Prace przebiegają zgodnie z harmonogramem. W tej chwili koncentrują się głównie wewnątrz. – Prowadzone są roboty wykończeniowe przy zapleczu sportowym dla drużyn, zapleczu biurowym, powierzchniach komercyjnych. Trwa tynkowanie, kafelkowanie, malowanie. Około 200 pracowników codziennie ma pełne ręce roboty – zapewnia rzecznik Tyskiego Sportu, Michał Rus i dodaje: Przed nami jeszcze dwa efektowne działania. Jedno to położenie murawy.
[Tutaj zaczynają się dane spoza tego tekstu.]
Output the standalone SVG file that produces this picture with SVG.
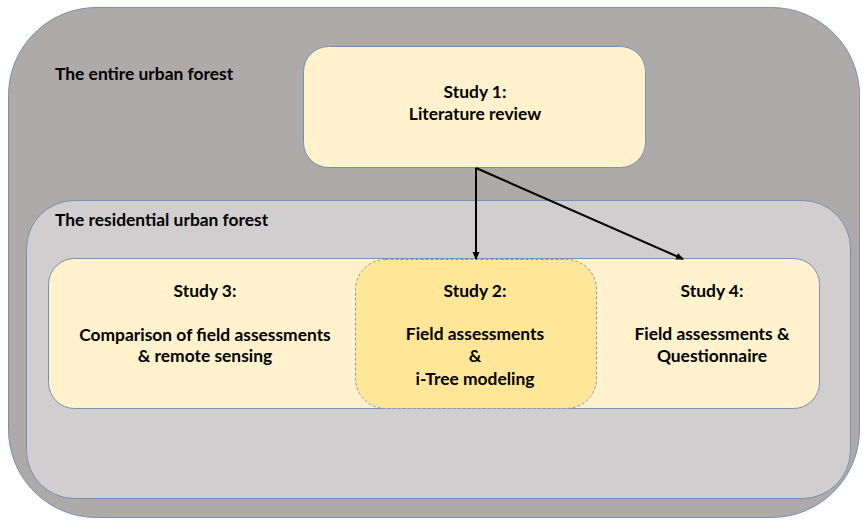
<svg xmlns="http://www.w3.org/2000/svg" width="862" height="520" viewBox="0 0 862 520">
<defs>
<style>
.t{font-family:Lato,"Liberation Sans",sans-serif;font-weight:bold;font-size:17.4px;fill:#000}
.c{text-anchor:middle}
.box{stroke:#7491B3;stroke-width:1}
</style>
<marker id="ah" markerWidth="8" markerHeight="8" refX="7" refY="4" orient="auto" markerUnits="userSpaceOnUse">
<path d="M0,0.5 L8,4 L0,7.5 Z" fill="#000"/>
</marker>
</defs>
<rect width="862" height="520" fill="#fff"/>
<g id="entire">
<rect class="box" x="8.5" y="7.5" width="851" height="510" rx="88" fill="#AEAAAA"/>
<text class="t" x="55" y="80">The entire urban forest</text>
</g>
<g id="residential">
<rect class="box" x="26.5" y="200.5" width="824" height="298" rx="48" fill="#D0CECE"/>
<text class="t" x="55" y="226">The residential urban forest</text>
</g>
<g id="study1">
<rect class="box" x="303.5" y="46.5" width="342" height="121" rx="25" fill="#FFF2CC"/>
<text class="t c" x="475" y="98">Study 1:</text>
<text class="t c" x="475" y="120">Literature review</text>
</g>
<g id="row">
<rect class="box" x="48.5" y="258.5" width="771" height="150" rx="26" fill="#FFF2CC"/>
</g>
<g id="study3">
<text class="t c" x="205" y="297">Study 3:</text>
<text class="t c" x="205" y="341">Comparison of field assessments</text>
<text class="t c" x="205" y="362">&amp; remote sensing</text>
</g>
<g id="study2">
<rect x="355.5" y="259.5" width="241" height="149" rx="30" fill="#FFE699" stroke="#8497B0" stroke-width="1" stroke-dasharray="3,2"/>
<text class="t c" x="475" y="297">Study 2:</text>
<text class="t c" x="475" y="340">Field assessments</text>
<text class="t c" x="475" y="362">&amp;</text>
<text class="t c" x="475" y="385">i-Tree modeling</text>
</g>
<g id="study4">
<text class="t c" x="712" y="297">Study 4:</text>
<text class="t c" x="712" y="340">Field assessments &amp;</text>
<text class="t c" x="712" y="362">Questionnaire</text>
</g>
<g id="connectors" stroke="#000" stroke-width="2" fill="none">
<line x1="476" y1="168" x2="476" y2="259" marker-end="url(#ah)"/>
<line x1="476" y1="168" x2="683" y2="259" marker-end="url(#ah)"/>
</g>
</svg>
Całe podłoże, łącznie ze specjalnymi rurkami, które będą ją podgrzewały, jest już gotowe. Teraz trzeba przywieźć tę murawę z plantacji pod Szczecinkiem, gdzie od kilkunastu miesięcy już tam dla nas rośnie. Przyjdzie w rulonach i zostanie rozłożona. Drugie efektowne działanie to montaż krzesełek, które będą w barwach klubu, czyli zielono-czarno-czerwone.
Spektakularne będzie również włączenie oświetlenia, które już jest zamontowane, gotowe są też stacje transformatorowe. – Z włączeniem oświetlenia czekamy na rozłożenie murawy, żeby światło odpowiednio ustawić, skalibrować – tłumaczy rzecznik.
Odbiory częściowe obiektu zaczną się już w połowie kwietnia. Cały stadion powinien być gotowy do końca maja, żeby na 11 czerwca już było po wszystkich odbiorach i żeby stadion mógł otrzymać pozwolenie na użytkowanie.
Oficjalne otwarcie planowane jest na 11 lub 18 lipca. Inauguracyjny mecz GKS Tychy rozegra z FC Koeln. Jest to niejako zaległy mecz rewanżowy. Nawiązanie do sytuacji sprzed prawie 40 laty.
- W 1976 r. raz w historii klubu zdobyliśmy wicemistrzostwo kraju i otrzymaliśmy możliwość zagrania w pucharach europejskich – opowiada Michał Rus. - Był to Puchar UEFA, podczas którego zmierzyliśmy się z utytułowanym zespołem FC Koeln, w którym grali wówczas świetni niemieccy piłkarze. Mecz w Kolonii był wyrównany, ale, niestety, zakończył się porażką GKS Tychy 0:2. Mecz rewanżowy powinien zostać rozegrany w Tychach, ale działacze bali się, że ówczesny stadion nie sprosta zadaniu i że zostaną ukarani za złą organizację meczu, więc wybrano Stadion Śląski w Chorzowie. Wielka to szkoda, bo piłkarze powtarzają, że gdyby ten mecz odbył się w Tychach, byłaby szansa na wyeliminowanie tego ówczesnego potentata niemieckiego. Tę zaległość nadrabiamy zatem teraz. FC Koeln ma tego świadomość.